_DATA SHOWN_:
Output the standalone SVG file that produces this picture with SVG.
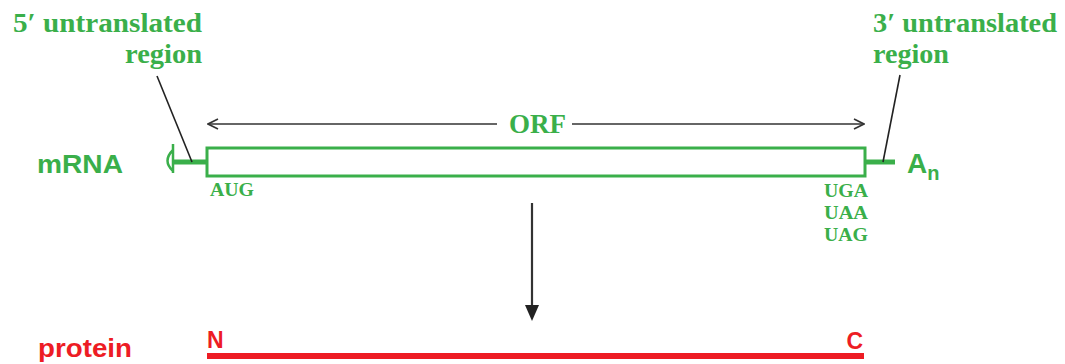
<svg xmlns="http://www.w3.org/2000/svg" width="1065" height="364" viewBox="0 0 1065 364">
<style>
.g{fill:#3aaf4a}
.r{fill:#ed1c24}
.serif{font-family:"Liberation Serif","Times New Roman",serif;font-weight:bold}
.sans{font-family:"Liberation Sans",Arial,sans-serif;font-weight:bold}
.lead{stroke:#222;stroke-width:1.6;fill:none}
.dark{stroke:#333;stroke-width:1.6;fill:none}
</style>
<defs>
<marker id="open" viewBox="0 0 12 12" refX="11" refY="6" markerWidth="12" markerHeight="12" markerUnits="userSpaceOnUse" orient="auto-start-reverse">
<path d="M1,1 L11,6 L1,11" fill="none" stroke="#333" stroke-width="1.6"/>
</marker>
</defs>
<g id="labels5">
<text class="serif g" x="13" y="32" font-size="28" textLength="189" lengthAdjust="spacingAndGlyphs">5′ untranslated</text>
<text class="serif g" x="202" y="63" font-size="28" text-anchor="end" textLength="77" lengthAdjust="spacingAndGlyphs">region</text>
</g>
<g id="labels3">
<text class="serif g" x="873" y="32" font-size="28" textLength="184" lengthAdjust="spacingAndGlyphs">3′ untranslated</text>
<text class="serif g" x="873" y="63" font-size="28" textLength="76" lengthAdjust="spacingAndGlyphs">region</text>
</g>
<g id="mrna">
<text class="sans g" x="37" y="173" font-size="26" textLength="86" lengthAdjust="spacingAndGlyphs">mRNA</text>
<path d="M173,144 L173,173 M173,150 Q162,161 173,171" stroke="#3aaf4a" stroke-width="2.5" fill="none"/>
<line x1="173" y1="162" x2="207" y2="162" stroke="#3aaf4a" stroke-width="5"/>
<rect x="207" y="148" width="658" height="28" fill="none" stroke="#3aaf4a" stroke-width="3"/>
<line x1="865" y1="162" x2="895" y2="162" stroke="#3aaf4a" stroke-width="5"/>
<text class="sans g" x="907" y="173" font-size="28">A<tspan font-size="20" dy="7">n</tspan></text>
<text class="serif g" x="210" y="196" font-size="19" textLength="44" lengthAdjust="spacingAndGlyphs">AUG</text>
<text class="serif g" x="824" y="197" font-size="19" textLength="44" lengthAdjust="spacingAndGlyphs">UGA</text>
<text class="serif g" x="824" y="219" font-size="19" textLength="44" lengthAdjust="spacingAndGlyphs">UAA</text>
<text class="serif g" x="824" y="241" font-size="19" textLength="44" lengthAdjust="spacingAndGlyphs">UAG</text>
</g>
<g id="orf">
<text class="serif g" x="537.5" y="133" font-size="27" text-anchor="middle">ORF</text>
</g>
<g id="protein">
<text class="sans r" x="38" y="357" font-size="26" textLength="94" lengthAdjust="spacingAndGlyphs">protein</text>
<text class="sans r" x="207" y="348" font-size="23">N</text>
<text class="sans r" x="863" y="349" font-size="23" text-anchor="end">C</text>
<line x1="207" y1="356" x2="864" y2="356" stroke="#ed1c24" stroke-width="6"/>
</g>
<g id="connectors">
<line class="lead" x1="157" y1="76" x2="192" y2="162"/>
<line class="lead" x1="900" y1="75" x2="883" y2="162"/>
<line class="dark" x1="497" y1="124" x2="208" y2="124" marker-end="url(#open)"/>
<line class="dark" x1="572" y1="124" x2="864" y2="124" marker-end="url(#open)"/>
<line x1="532" y1="203" x2="532" y2="306" stroke="#333" stroke-width="2.2"/>
<path d="M525,305 L539,305 L532,321 Z" fill="#222"/>
</g>
</svg>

_TASK_:
Your copy of the data should match it exactly, except that pictures are left out.

_FINISHED TASK_:
Output the standalone SVG file that produces this picture with SVG.
<svg xmlns="http://www.w3.org/2000/svg" width="1065" height="364" viewBox="0 0 1065 364">
<style>
.g{fill:#3aaf4a}
.r{fill:#ed1c24}
.serif{font-family:"Liberation Serif","Times New Roman",serif;font-weight:bold}
.sans{font-family:"Liberation Sans",Arial,sans-serif;font-weight:bold}
.lead{stroke:#222;stroke-width:1.6;fill:none}
.dark{stroke:#333;stroke-width:1.6;fill:none}
</style>
<defs>
<marker id="open" viewBox="0 0 12 12" refX="11" refY="6" markerWidth="12" markerHeight="12" markerUnits="userSpaceOnUse" orient="auto-start-reverse">
<path d="M1,1 L11,6 L1,11" fill="none" stroke="#333" stroke-width="1.6"/>
</marker>
</defs>
<g id="labels5">
<text class="serif g" x="13" y="32" font-size="28" textLength="189" lengthAdjust="spacingAndGlyphs">5′ untranslated</text>
<text class="serif g" x="202" y="63" font-size="28" text-anchor="end" textLength="77" lengthAdjust="spacingAndGlyphs">region</text>
</g>
<g id="labels3">
<text class="serif g" x="873" y="32" font-size="28" textLength="184" lengthAdjust="spacingAndGlyphs">3′ untranslated</text>
<text class="serif g" x="873" y="63" font-size="28" textLength="76" lengthAdjust="spacingAndGlyphs">region</text>
</g>
<g id="mrna">
<text class="sans g" x="37" y="173" font-size="26" textLength="86" lengthAdjust="spacingAndGlyphs">mRNA</text>
<path d="M173,144 L173,173 M173,150 Q162,161 173,171" stroke="#3aaf4a" stroke-width="2.5" fill="none"/>
<line x1="173" y1="162" x2="207" y2="162" stroke="#3aaf4a" stroke-width="5"/>
<rect x="207" y="148" width="658" height="28" fill="none" stroke="#3aaf4a" stroke-width="3"/>
<line x1="865" y1="162" x2="895" y2="162" stroke="#3aaf4a" stroke-width="5"/>
<text class="sans g" x="907" y="173" font-size="28">A<tspan font-size="20" dy="7">n</tspan></text>
<text class="serif g" x="210" y="196" font-size="19" textLength="44" lengthAdjust="spacingAndGlyphs">AUG</text>
<text class="serif g" x="824" y="197" font-size="19" textLength="44" lengthAdjust="spacingAndGlyphs">UGA</text>
<text class="serif g" x="824" y="219" font-size="19" textLength="44" lengthAdjust="spacingAndGlyphs">UAA</text>
<text class="serif g" x="824" y="241" font-size="19" textLength="44" lengthAdjust="spacingAndGlyphs">UAG</text>
</g>
<g id="orf">
<text class="serif g" x="537.5" y="133" font-size="27" text-anchor="middle">ORF</text>
</g>
<g id="protein">
<text class="sans r" x="38" y="357" font-size="26" textLength="94" lengthAdjust="spacingAndGlyphs">protein</text>
<text class="sans r" x="207" y="348" font-size="23">N</text>
<text class="sans r" x="863" y="349" font-size="23" text-anchor="end">C</text>
<line x1="207" y1="356" x2="864" y2="356" stroke="#ed1c24" stroke-width="6"/>
</g>
<g id="connectors">
<line class="lead" x1="157" y1="76" x2="192" y2="162"/>
<line class="lead" x1="900" y1="75" x2="883" y2="162"/>
<line class="dark" x1="497" y1="124" x2="208" y2="124" marker-end="url(#open)"/>
<line class="dark" x1="572" y1="124" x2="864" y2="124" marker-end="url(#open)"/>
<line x1="532" y1="203" x2="532" y2="306" stroke="#333" stroke-width="2.2"/>
<path d="M525,305 L539,305 L532,321 Z" fill="#222"/>
</g>
</svg>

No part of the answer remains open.